*TASK TO CARRY OUT*. Tally the lines containing the word "this", and report the tally alone.

Excerpt from a dataset:
--- start ---

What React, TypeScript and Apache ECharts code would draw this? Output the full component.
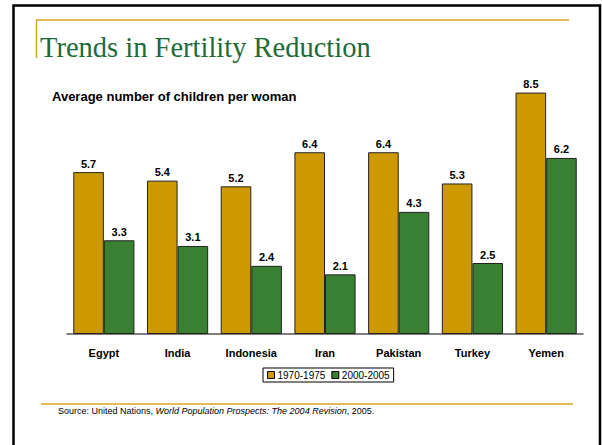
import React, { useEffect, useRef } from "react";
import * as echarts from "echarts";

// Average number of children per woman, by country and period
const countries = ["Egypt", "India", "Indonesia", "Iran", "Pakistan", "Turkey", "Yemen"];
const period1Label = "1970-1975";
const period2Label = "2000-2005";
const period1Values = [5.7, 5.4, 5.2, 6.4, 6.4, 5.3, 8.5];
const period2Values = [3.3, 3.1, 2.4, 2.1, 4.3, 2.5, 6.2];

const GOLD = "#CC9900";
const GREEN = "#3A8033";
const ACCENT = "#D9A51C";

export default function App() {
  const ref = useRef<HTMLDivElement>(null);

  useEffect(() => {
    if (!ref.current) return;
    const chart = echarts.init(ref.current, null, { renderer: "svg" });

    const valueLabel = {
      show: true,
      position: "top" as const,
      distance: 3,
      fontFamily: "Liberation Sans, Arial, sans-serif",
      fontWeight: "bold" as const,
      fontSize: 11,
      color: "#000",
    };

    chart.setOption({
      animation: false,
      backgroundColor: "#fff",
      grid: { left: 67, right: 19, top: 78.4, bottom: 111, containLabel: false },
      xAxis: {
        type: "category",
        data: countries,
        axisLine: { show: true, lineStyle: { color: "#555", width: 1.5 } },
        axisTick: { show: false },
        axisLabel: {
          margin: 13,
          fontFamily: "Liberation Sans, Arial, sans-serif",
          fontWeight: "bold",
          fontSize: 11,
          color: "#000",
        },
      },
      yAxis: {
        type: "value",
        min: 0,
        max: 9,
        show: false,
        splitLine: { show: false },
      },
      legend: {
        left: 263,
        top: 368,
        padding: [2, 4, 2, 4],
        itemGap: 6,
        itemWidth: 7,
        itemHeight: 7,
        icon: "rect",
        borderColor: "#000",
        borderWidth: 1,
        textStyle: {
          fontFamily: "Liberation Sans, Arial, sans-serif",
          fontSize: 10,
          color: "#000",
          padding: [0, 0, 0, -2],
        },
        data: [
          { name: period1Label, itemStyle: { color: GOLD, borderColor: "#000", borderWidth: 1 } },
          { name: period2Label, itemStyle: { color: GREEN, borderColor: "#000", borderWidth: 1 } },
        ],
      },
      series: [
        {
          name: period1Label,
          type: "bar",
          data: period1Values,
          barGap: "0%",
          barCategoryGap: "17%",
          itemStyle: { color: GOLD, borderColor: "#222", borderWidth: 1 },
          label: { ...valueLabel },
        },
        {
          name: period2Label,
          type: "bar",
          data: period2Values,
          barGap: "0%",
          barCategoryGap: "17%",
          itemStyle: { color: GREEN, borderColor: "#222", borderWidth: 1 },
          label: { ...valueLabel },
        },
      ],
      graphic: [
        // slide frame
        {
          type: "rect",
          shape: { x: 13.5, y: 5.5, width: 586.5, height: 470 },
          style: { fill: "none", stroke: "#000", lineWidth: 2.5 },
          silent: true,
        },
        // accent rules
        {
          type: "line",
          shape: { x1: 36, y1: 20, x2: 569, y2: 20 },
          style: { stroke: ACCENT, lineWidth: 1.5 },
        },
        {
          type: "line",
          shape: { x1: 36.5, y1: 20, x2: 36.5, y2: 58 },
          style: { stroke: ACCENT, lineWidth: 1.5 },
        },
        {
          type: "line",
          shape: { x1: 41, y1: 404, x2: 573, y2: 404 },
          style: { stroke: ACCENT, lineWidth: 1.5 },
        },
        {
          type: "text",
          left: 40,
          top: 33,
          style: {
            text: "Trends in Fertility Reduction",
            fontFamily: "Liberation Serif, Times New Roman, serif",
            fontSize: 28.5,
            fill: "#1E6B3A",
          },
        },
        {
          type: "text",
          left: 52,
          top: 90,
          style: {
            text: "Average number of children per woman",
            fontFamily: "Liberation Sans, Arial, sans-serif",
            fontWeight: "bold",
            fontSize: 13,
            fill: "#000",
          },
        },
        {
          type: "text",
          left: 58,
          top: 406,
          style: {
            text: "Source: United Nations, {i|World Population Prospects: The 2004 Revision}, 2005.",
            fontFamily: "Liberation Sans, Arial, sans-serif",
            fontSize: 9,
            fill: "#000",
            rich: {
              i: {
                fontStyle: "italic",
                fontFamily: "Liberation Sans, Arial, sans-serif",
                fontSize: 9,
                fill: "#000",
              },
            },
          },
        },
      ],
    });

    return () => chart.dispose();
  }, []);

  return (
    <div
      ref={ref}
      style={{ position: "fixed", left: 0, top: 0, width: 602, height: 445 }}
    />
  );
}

--- end ---
--- start ---

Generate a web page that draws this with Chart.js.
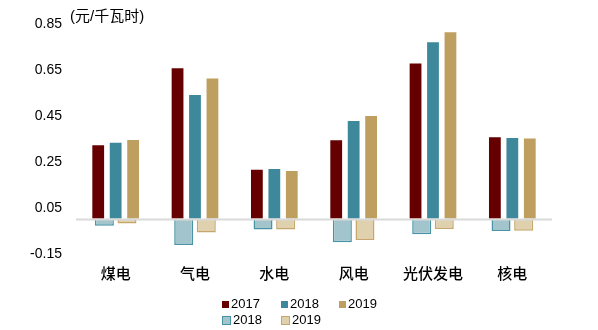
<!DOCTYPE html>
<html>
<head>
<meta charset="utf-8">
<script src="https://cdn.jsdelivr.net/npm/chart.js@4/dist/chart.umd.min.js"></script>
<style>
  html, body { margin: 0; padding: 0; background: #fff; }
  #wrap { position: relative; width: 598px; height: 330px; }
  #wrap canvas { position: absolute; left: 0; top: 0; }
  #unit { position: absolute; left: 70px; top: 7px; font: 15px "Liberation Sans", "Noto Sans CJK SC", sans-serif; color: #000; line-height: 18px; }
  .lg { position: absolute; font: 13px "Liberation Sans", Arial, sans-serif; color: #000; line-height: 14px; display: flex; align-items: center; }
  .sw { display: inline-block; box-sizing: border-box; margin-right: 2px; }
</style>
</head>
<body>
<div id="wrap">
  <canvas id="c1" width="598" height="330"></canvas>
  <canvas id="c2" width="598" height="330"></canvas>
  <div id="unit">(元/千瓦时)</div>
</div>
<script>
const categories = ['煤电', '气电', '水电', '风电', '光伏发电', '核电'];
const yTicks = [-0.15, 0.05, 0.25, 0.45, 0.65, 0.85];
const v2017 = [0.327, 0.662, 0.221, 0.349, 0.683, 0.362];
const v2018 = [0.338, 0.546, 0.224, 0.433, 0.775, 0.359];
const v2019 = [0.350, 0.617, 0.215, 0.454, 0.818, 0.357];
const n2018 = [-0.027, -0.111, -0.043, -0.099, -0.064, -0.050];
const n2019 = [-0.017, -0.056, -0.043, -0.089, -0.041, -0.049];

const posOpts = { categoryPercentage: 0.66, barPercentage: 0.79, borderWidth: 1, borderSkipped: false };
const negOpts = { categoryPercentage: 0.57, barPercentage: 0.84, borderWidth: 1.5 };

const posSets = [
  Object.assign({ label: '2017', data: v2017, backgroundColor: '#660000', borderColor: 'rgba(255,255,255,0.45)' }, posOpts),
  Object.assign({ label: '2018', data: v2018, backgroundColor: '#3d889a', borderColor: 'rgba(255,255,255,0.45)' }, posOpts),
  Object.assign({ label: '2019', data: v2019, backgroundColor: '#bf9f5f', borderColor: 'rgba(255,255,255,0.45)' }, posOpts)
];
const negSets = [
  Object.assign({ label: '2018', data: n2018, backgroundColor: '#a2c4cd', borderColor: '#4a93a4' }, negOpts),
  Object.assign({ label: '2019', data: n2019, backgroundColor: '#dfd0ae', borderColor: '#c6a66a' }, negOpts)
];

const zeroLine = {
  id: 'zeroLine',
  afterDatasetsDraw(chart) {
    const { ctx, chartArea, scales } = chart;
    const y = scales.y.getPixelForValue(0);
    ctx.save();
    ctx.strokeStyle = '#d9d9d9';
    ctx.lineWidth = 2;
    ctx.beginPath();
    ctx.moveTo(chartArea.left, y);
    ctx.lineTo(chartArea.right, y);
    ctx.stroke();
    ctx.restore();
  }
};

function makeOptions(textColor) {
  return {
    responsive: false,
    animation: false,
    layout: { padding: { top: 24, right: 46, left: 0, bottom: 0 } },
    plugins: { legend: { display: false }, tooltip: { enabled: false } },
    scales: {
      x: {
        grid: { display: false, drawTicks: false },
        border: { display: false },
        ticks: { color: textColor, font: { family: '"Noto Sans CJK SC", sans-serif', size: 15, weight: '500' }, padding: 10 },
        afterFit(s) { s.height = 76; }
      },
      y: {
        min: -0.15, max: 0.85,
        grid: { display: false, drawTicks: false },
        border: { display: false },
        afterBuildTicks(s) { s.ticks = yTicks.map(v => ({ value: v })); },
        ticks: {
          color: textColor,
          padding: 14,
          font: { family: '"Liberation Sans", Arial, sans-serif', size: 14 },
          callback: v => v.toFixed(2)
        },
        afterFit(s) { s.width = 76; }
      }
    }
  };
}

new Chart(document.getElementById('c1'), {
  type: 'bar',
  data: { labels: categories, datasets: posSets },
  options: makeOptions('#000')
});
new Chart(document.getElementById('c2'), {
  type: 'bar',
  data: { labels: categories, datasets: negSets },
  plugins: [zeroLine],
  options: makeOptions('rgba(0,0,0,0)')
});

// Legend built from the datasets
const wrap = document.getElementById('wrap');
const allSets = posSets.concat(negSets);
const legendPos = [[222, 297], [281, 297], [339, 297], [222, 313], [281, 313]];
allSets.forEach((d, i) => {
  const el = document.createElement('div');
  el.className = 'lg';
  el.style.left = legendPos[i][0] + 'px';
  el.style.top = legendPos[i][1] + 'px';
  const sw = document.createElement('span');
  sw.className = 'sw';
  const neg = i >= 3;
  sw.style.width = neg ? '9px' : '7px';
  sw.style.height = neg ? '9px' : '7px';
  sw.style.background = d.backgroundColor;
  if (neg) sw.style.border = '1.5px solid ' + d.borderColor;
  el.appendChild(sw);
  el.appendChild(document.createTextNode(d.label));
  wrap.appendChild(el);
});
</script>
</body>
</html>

--- end ---

*THE COMPLETED TASK*. 2